Written exercise:
Restate the data exactly as given and keep the pictures out.
----- Records supplied
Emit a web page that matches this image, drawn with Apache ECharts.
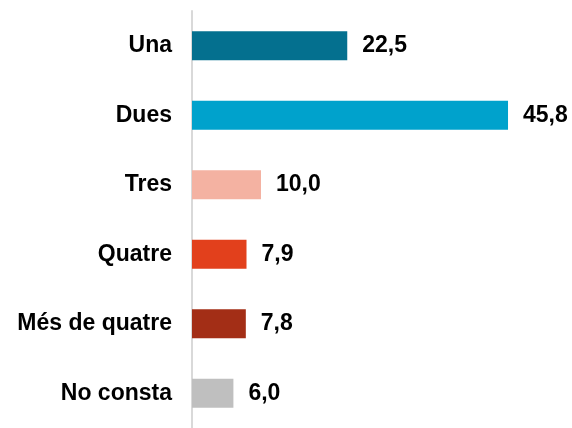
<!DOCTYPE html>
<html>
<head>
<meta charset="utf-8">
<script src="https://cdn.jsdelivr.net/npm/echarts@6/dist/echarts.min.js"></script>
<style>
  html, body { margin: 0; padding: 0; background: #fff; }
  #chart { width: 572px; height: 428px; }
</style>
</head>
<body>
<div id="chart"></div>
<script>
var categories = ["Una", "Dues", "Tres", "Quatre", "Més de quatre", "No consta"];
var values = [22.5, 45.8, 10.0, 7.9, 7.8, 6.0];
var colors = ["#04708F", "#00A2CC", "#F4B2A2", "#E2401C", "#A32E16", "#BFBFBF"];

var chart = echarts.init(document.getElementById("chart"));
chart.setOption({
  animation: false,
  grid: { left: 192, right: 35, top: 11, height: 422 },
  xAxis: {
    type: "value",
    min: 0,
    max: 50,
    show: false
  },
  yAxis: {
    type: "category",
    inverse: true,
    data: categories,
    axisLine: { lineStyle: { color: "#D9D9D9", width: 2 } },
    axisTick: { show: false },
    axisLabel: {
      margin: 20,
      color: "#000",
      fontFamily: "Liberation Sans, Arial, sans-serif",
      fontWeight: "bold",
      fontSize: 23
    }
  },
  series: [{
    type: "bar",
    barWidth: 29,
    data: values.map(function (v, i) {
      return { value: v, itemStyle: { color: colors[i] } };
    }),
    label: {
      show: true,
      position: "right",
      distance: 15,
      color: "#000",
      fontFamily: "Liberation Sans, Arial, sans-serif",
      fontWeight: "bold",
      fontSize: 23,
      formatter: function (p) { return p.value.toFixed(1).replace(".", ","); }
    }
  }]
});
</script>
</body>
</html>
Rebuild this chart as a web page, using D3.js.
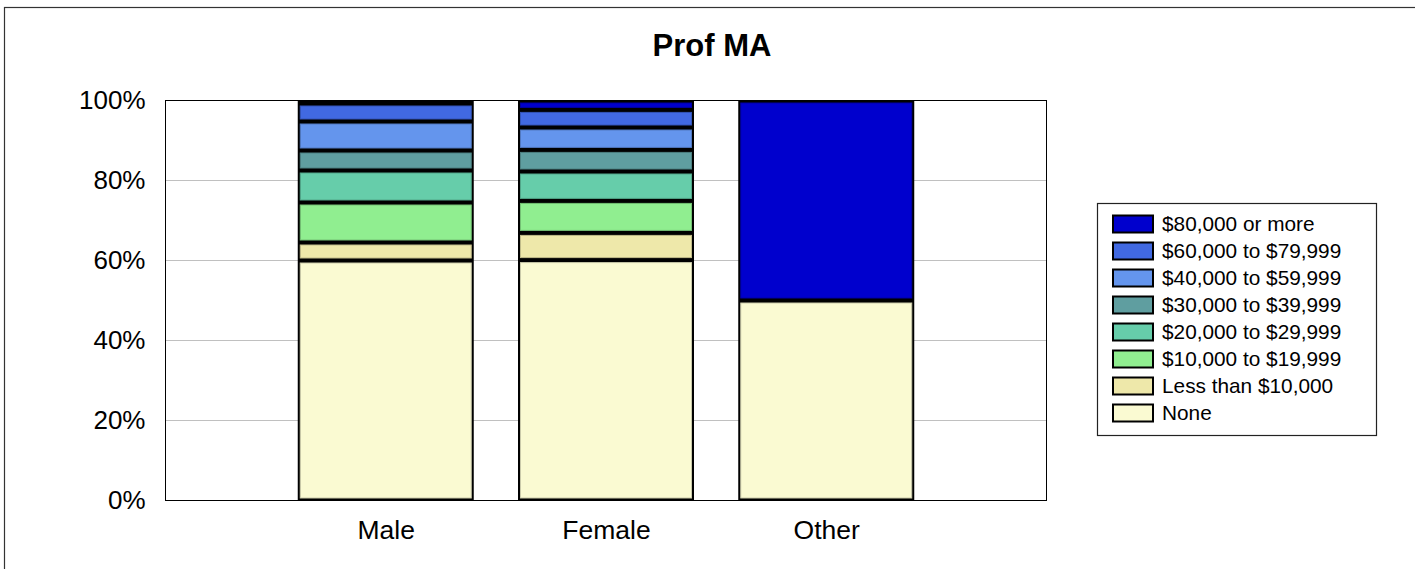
----------
Result of this exercise:
Emit a web page that matches this image, drawn with Apache ECharts.
<!DOCTYPE html>
<html>
<head>
<meta charset="utf-8">
<script src="https://cdn.jsdelivr.net/npm/echarts@6/dist/echarts.min.js"></script>
<style>
  html, body { margin: 0; padding: 0; background: #fff; }
  #chart { width: 572px; height: 428px; }
</style>
</head>
<body>
<div id="chart"></div>
<script>
var categories = ["Una", "Dues", "Tres", "Quatre", "Més de quatre", "No consta"];
var values = [22.5, 45.8, 10.0, 7.9, 7.8, 6.0];
var colors = ["#04708F", "#00A2CC", "#F4B2A2", "#E2401C", "#A32E16", "#BFBFBF"];

var chart = echarts.init(document.getElementById("chart"));
chart.setOption({
  animation: false,
  grid: { left: 192, right: 35, top: 11, height: 422 },
  xAxis: {
    type: "value",
    min: 0,
    max: 50,
    show: false
  },
  yAxis: {
    type: "category",
    inverse: true,
    data: categories,
    axisLine: { lineStyle: { color: "#D9D9D9", width: 2 } },
    axisTick: { show: false },
    axisLabel: {
      margin: 20,
      color: "#000",
      fontFamily: "Liberation Sans, Arial, sans-serif",
      fontWeight: "bold",
      fontSize: 23
    }
  },
  series: [{
    type: "bar",
    barWidth: 29,
    data: values.map(function (v, i) {
      return { value: v, itemStyle: { color: colors[i] } };
    }),
    label: {
      show: true,
      position: "right",
      distance: 15,
      color: "#000",
      fontFamily: "Liberation Sans, Arial, sans-serif",
      fontWeight: "bold",
      fontSize: 23,
      formatter: function (p) { return p.value.toFixed(1).replace(".", ","); }
    }
  }]
});
</script>
</body>
</html>
Rebuild this chart as a web page, using D3.js.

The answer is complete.